STATED TASK
Search the data for the word "Reproduce" and copy every line that contains it.

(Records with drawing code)
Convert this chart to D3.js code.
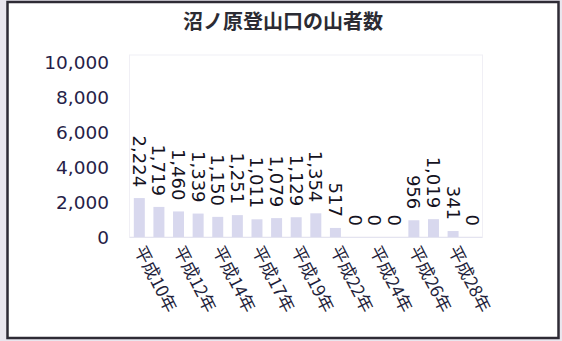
<!DOCTYPE html>
<html><head><meta charset="utf-8">
<script src="https://cdn.jsdelivr.net/npm/d3@7"></script>
<style>html,body{margin:0;padding:0;background:#fff;}svg{display:block;}</style>
</head><body><svg id="c" width="562" height="341"></svg>
<script>
const title = "沼ノ原登山口の山者数";
const categories = ["平成10年","平成11年","平成12年","平成13年","平成14年","平成16年","平成17年","平成18年","平成19年","平成21年","平成22年","平成23年","平成24年","平成25年","平成26年","平成27年","平成28年","平成29年"];
const values = [2224,1719,1460,1339,1150,1251,1011,1079,1129,1354,517,0,0,0,956,1019,341,0];
const yTicks = [0,2000,4000,6000,8000,10000];

const svg = d3.select("#c");
const W = 562, H = 341;
svg.append("rect").attr("x",0).attr("y",0).attr("width",W).attr("height",H).attr("fill","#e9e6ee");
svg.append("rect").attr("x",7.5).attr("y",2).attr("width",551).attr("height",336)
  .attr("fill","#ffffff").attr("stroke","#2e2b35").attr("stroke-width",2.5);

const x = d3.scaleBand().domain(categories).range([129.5, 482.5]).paddingInner(0.44).paddingOuter(0.22);
const y = d3.scaleLinear().domain([0,10000]).range([237, 62]);

svg.append("rect").attr("x",129.5).attr("y",55).attr("width",353).attr("height",182)
  .attr("fill","none").attr("stroke","#f0eff5").attr("stroke-width",1);

svg.append("text").attr("x",283).attr("y",29).attr("text-anchor","middle")
  .attr("font-family","'Noto Sans CJK JP'").attr("font-weight","bold").attr("font-size",20)
  .attr("fill","#2b2b33").text(title);

const yAxis = d3.axisLeft(y).tickValues(yTicks).tickFormat(d3.format(",")).tickSize(0).tickPadding(0);
const gy = svg.append("g").attr("transform","translate(109,0)").call(yAxis);
gy.select(".domain").remove();
gy.selectAll("text").attr("font-family","'DejaVu Sans'").attr("font-size",18.5).attr("fill","#261e48").attr("dy","0.36em");

svg.append("g").selectAll("rect").data(values).join("rect")
  .attr("x",(d,i)=>x(categories[i])).attr("width",x.bandwidth())
  .attr("y",d=>y(d)).attr("height",d=>y(0)-y(d))
  .attr("fill","#d8d8ee");

svg.append("line").attr("x1",129.5).attr("x2",482.5).attr("y1",237.5).attr("y2",237.5)
  .attr("stroke","#e4e4f0").attr("stroke-width",1);

svg.append("g").selectAll("text").data(values).join("text")
  .attr("transform",(d,i)=>`translate(${x(categories[i])+x.bandwidth()/2},${y(d)-11}) rotate(90)`)
  .attr("text-anchor","end").attr("dy","0.36em")
  .attr("font-family","'DejaVu Sans'").attr("font-size",18).attr("fill","#15131f")
  .text(d=>d3.format(",")(d));

const xAxis = d3.axisBottom(x).tickValues(categories.filter((c,i)=>i%2===0)).tickSize(0).tickPadding(0);
const gx = svg.append("g").attr("transform","translate(0,247)").call(xAxis);
gx.select(".domain").remove();
gx.selectAll("text")
  .attr("font-family","'Noto Sans CJK JP'").attr("font-size",17.5).attr("fill","#1f1f3c")
  .attr("text-anchor","start").attr("dy","0.35em").attr("y",0)
  .attr("transform","rotate(63)");
</script></body></html>
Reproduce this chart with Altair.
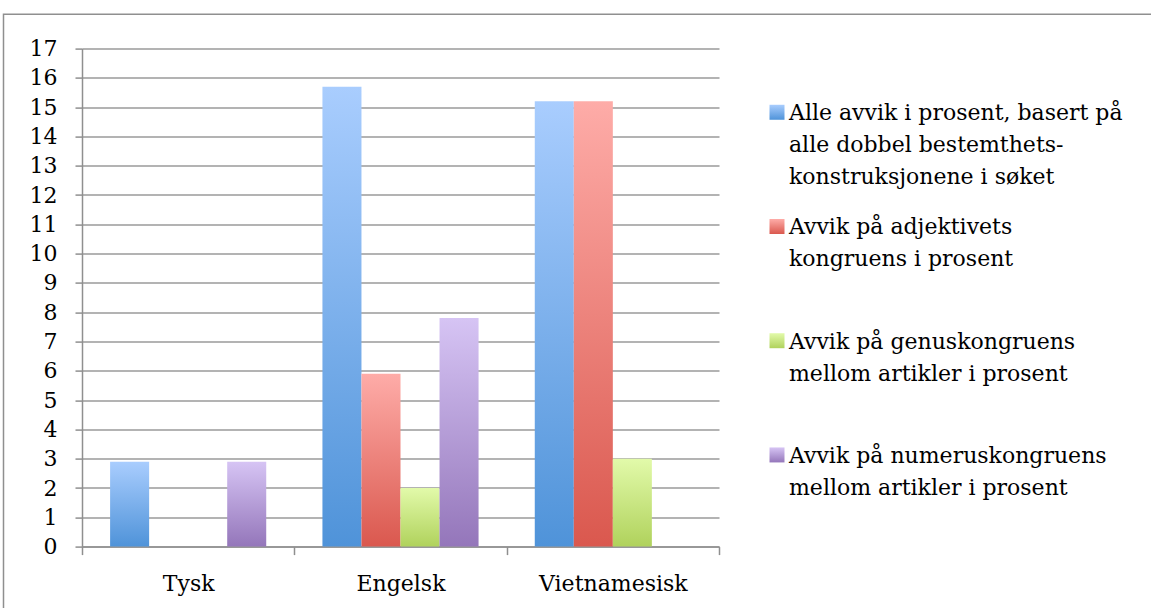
import altair as alt
import pandas as pd

# Languages on the x axis
languages = ["Tysk", "Engelsk", "Vietnamesisk"]

# Series names (legend text, with manual line breaks)
series = [
    "Alle avvik i prosent, basert på\nalle dobbel bestemthets-\nkonstruksjonene i søket",
    "Avvik på adjektivets\nkongruens i prosent",
    "Avvik på genuskongruens\nmellom artikler i prosent",
    "Avvik på numeruskongruens\nmellom artikler i prosent",
]

# Percentages per language, one list per series
alle_avvik = [2.9, 15.7, 15.2]
adjektiv = [0.0, 5.9, 15.2]
genus = [0.0, 2.0, 3.0]
numerus = [2.9, 7.8, 0.0]

# Gradient colours (top, bottom) for each series
top_colors = ["#A9CDFE", "#FEACA8", "#E2FAAA", "#D6C4F4"]
bottom_colors = ["#4F93D9", "#DA584E", "#B0D25C", "#9476BA"]

values = [alle_avvik, adjektiv, genus, numerus]
rows = []
for s, vals in zip(series, values):
    for lang, v in zip(languages, vals):
        rows.append({"lang": lang, "series": s, "value": v})
df = pd.DataFrame(rows)

legend_df = pd.DataFrame({"series": series})

FONT = "DejaVu Serif, Liberation Serif, serif"
FONT_SIZE = 22
GRAY = "#8f8f8f"


def gradient(top, bottom):
    return alt.Gradient(
        gradient="linear",
        stops=[alt.GradientStop(color=top, offset=0), alt.GradientStop(color=bottom, offset=1)],
        x1=0, x2=0, y1=0, y2=1,
    )


x_axis = alt.Axis(title=None, labelAngle=0, tickBand="extent", tickSize=8,
                  labelPadding=19, grid=False)
y_axis = alt.Axis(title=None, values=list(range(18)), grid=True, tickSize=7,
                  labelPadding=18, labelFlush=False, labelOverlap=False)

bar_layers = []
for s, top, bottom in zip(series, top_colors, bottom_colors):
    bar_layers.append(
        alt.Chart(df)
        .transform_filter(alt.datum.series == s)
        .mark_bar(color=gradient(top, bottom))
        .encode(
            x=alt.X("lang:N", sort=languages, axis=x_axis,
                    scale=alt.Scale(paddingInner=0, paddingOuter=0)),
            xOffset=alt.XOffset("series:N", sort=series,
                                scale=alt.Scale(domain=series, paddingInner=0, paddingOuter=0.72)),
            y=alt.Y("value:Q", axis=y_axis, scale=alt.Scale(domain=[0, 17], nice=False)),
        )
    )
bars = alt.layer(*bar_layers)

legend_y = alt.Y("series:N", sort=series, axis=None,
                 scale=alt.Scale(type="point", domain=series, padding=0.68))

legend_layers = []
for s, top, bottom in zip(series, top_colors, bottom_colors):
    legend_layers.append(
        alt.Chart(legend_df)
        .transform_filter(alt.datum.series == s)
        .mark_square(size=225, filled=True, opacity=1, yOffset=-14,
                     fill=gradient(top, bottom), stroke=None)
        .encode(x=alt.value(695), y=legend_y)
    )
legend_text = (
    alt.Chart(legend_df)
    .mark_text(align="left", baseline="alphabetic", lineBreak="\n", lineHeight=32,
               font=FONT, fontSize=FONT_SIZE, color="black", yOffset=-14, dy=8)
    .encode(x=alt.value(707), y=legend_y, text="series:N")
)
legend = alt.layer(*legend_layers, legend_text)

frame = (
    alt.Chart(pd.DataFrame({"f": [0]}))
    .mark_rect(fillOpacity=0, stroke=GRAY, strokeWidth=1.5)
    .encode(x=alt.value(-78.5), x2=alt.value(1100), y=alt.value(-34.3), y2=alt.value(600))
)

chart = (
    alt.layer(bars, legend, frame)
    .resolve_scale(y="independent")
    .properties(
        width=637,
        height=498,
        autosize=alt.AutoSizeParams(type="none"),
        padding={"left": 82, "top": 48.6, "right": 432, "bottom": 61.4},
        background="white",
    )
    .configure_view(stroke=None)
    .configure_axis(
        labelFont=FONT,
        labelFontSize=FONT_SIZE,
        labelColor="black",
        domainColor=GRAY,
        domainWidth=1.5,
        tickColor=GRAY,
        tickWidth=1.5,
        gridColor="#9a9a9a",
        gridWidth=1.5,
    )
)

chart.save("out.html", embed_options={"renderer": "svg", "actions": False})
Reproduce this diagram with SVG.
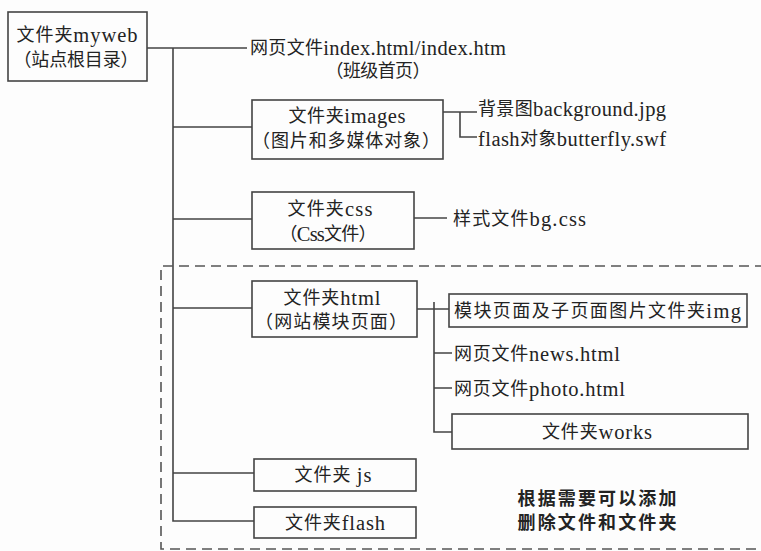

FULL RESPONSE
Reproduce this chart with Altair.
Reproduce this diagram with SVG.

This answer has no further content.